Kane also has a generative NFT from his symbolic “Door” series in the exhibition. “The subject is based on Yukio Ota’s  ‘running man’ exit sign,” the artist explains. “I created these after being in quarantine for a year and a half. We never exit without also entering, so the work became a meditation on our many choices which act as portals in our lives.”
Art history lives on through the work Spanish artist Marcelo Soria-Rodríguez, whose abstractions muse on the emotional connection between man and machine using a visual language inspired by the pioneers of Orphism and Suprematism, including Wassily Kandinsky, Sonia and Robert Delaunay, Hilma af Klint, František Kupka and Francis Picabia.
Through the magic of software coding, each of Soria-Rodríguez’s NFT “paintings” evolves dynamically in “in-between times” as the viewer pauses and restarts the work, with the option of looping it indefinitely, setting in motion an endless cycle of painting and vanishing.
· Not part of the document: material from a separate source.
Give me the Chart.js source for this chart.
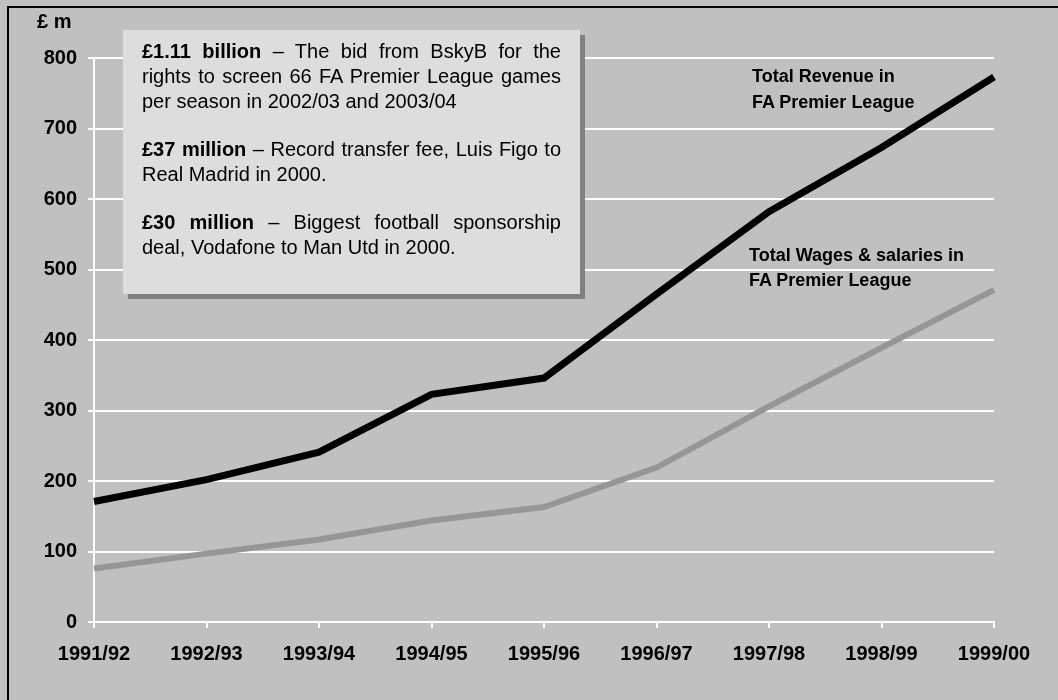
<!DOCTYPE html>
<html>
<head>
<meta charset="utf-8">
<script src="https://cdn.jsdelivr.net/npm/chart.js@4"></script>
<style>
  html, body { margin: 0; padding: 0; }
  body {
    width: 1058px; height: 700px; overflow: hidden;
    background: #c0c0c0; position: relative;
    font-family: "Liberation Sans", Arial, sans-serif;
  }
  #frame {
    position: absolute; left: 7px; top: 6px; width: 1100px; height: 750px;
    border-top: 2px solid #000; border-left: 2px solid #000;
  }
  #chart { position: absolute; left: 0; top: 0; }
  .lbl { position: absolute; font-weight: bold; color: #000; white-space: nowrap; }
  #unit { left: 37px; top: 10px; font-size: 20px; }
  #revLbl { left: 752px; top: 63px; font-size: 18px; line-height: 26px; }
  #wageLbl { left: 749px; top: 243px; font-size: 18px; line-height: 25px; }
  #facts {
    position: absolute; left: 123px; top: 30px; width: 419px; height: 255px;
    padding: 9px 19px 0 19px;
    background: #dddddd; box-shadow: 5px 5px 0 #808080;
    font-size: 20px; line-height: 25px; color: #000;
  }
  #facts p { margin: 0 0 23px 0; text-align: justify; }
</style>
</head>
<body>
<div id="frame"></div>
<canvas id="chart" width="1058" height="700"></canvas>
<div class="lbl" id="unit">£ m</div>
<div class="lbl" id="revLbl">Total Revenue in<br>FA Premier League</div>
<div class="lbl" id="wageLbl">Total Wages &amp; salaries in<br>FA Premier League</div>
<div id="facts">
  <p><b>£1.11 billion</b> – The bid from BskyB for the rights to screen 66 FA Premier League games per season in 2002/03 and 2003/04</p>
  <p><b>£37 million</b> – Record transfer fee, Luis Figo to Real Madrid in 2000.</p>
  <p><b>£30 million</b> – Biggest football sponsorship deal, Vodafone to Man Utd in 2000.</p>
</div>
<script>
// datos (millones de libras)
var seasons = ['1991/92', '1992/93', '1993/94', '1994/95', '1995/96', '1996/97', '1997/98', '1998/99', '1999/00'];
var revenue = [171, 202, 241, 323, 346, 465, 582, 673, 773];
var wages = [76, 97, 117, 144, 163, 219, 306, 389, 471];
var yMin = 0, yMax = 800, yStep = 100;

var tickFont = { family: '"Liberation Sans", Arial, sans-serif', size: 20, weight: 'bold' };

var ctx = document.getElementById('chart').getContext('2d');
var myChart = new Chart(ctx, {
    type: 'line',
    data: {
        labels: seasons,
        datasets: [{
            label: 'Total Revenue in FA Premier League',
            data: revenue,
            borderColor: '#000000',
            borderWidth: 7,
            pointRadius: 0,
            tension: 0
        }, {
            label: 'Total Wages & salaries in FA Premier League',
            data: wages,
            borderColor: '#969696',
            borderWidth: 6,
            pointRadius: 0,
            tension: 0
        }]
    },
    options: {
        responsive: false,
        animation: false,
        layout: { padding: { left: 0, right: 64, top: 58, bottom: 28 } },
        plugins: { legend: { display: false }, tooltip: { enabled: false } },
        scales: {
            x: {
                offset: false,
                grid: { drawOnChartArea: false, drawTicks: true, tickLength: 6, color: '#ffffff', lineWidth: 2 },
                border: { display: true, color: '#ffffff', width: 2 },
                ticks: { color: '#000000', font: tickFont, padding: 14, maxRotation: 0, autoSkip: false },
                afterFit: function(scale) { scale.height = 50; }
            },
            y: {
                min: yMin,
                max: yMax,
                grid: { color: '#ffffff', lineWidth: 2, tickLength: 6 },
                border: { display: true, color: '#ffffff', width: 2 },
                ticks: { stepSize: yStep, color: '#000000', font: tickFont, padding: 11 },
                afterFit: function(scale) { scale.width = 94; }
            }
        }
    }
});
</script>
</body>
</html>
According to the artist, this action broadens our concept of cognitive space and the possibilities of art as an emotional trigger.
Indeed, the desire to stretch the boundaries of perception unites the work of all eight contributors taking part in “Coded Elegance,” which Sarah Meyohas describes as an homage to Web3’s most compelling artistic practice.
“You can instantly understand and appreciate the complexity of the code that has gone into these NFTs,” she says. “The systems may not be decipherable, but they are powerfully expressed through a poetic and inspiring visual language. It’s all there to be marveled at.”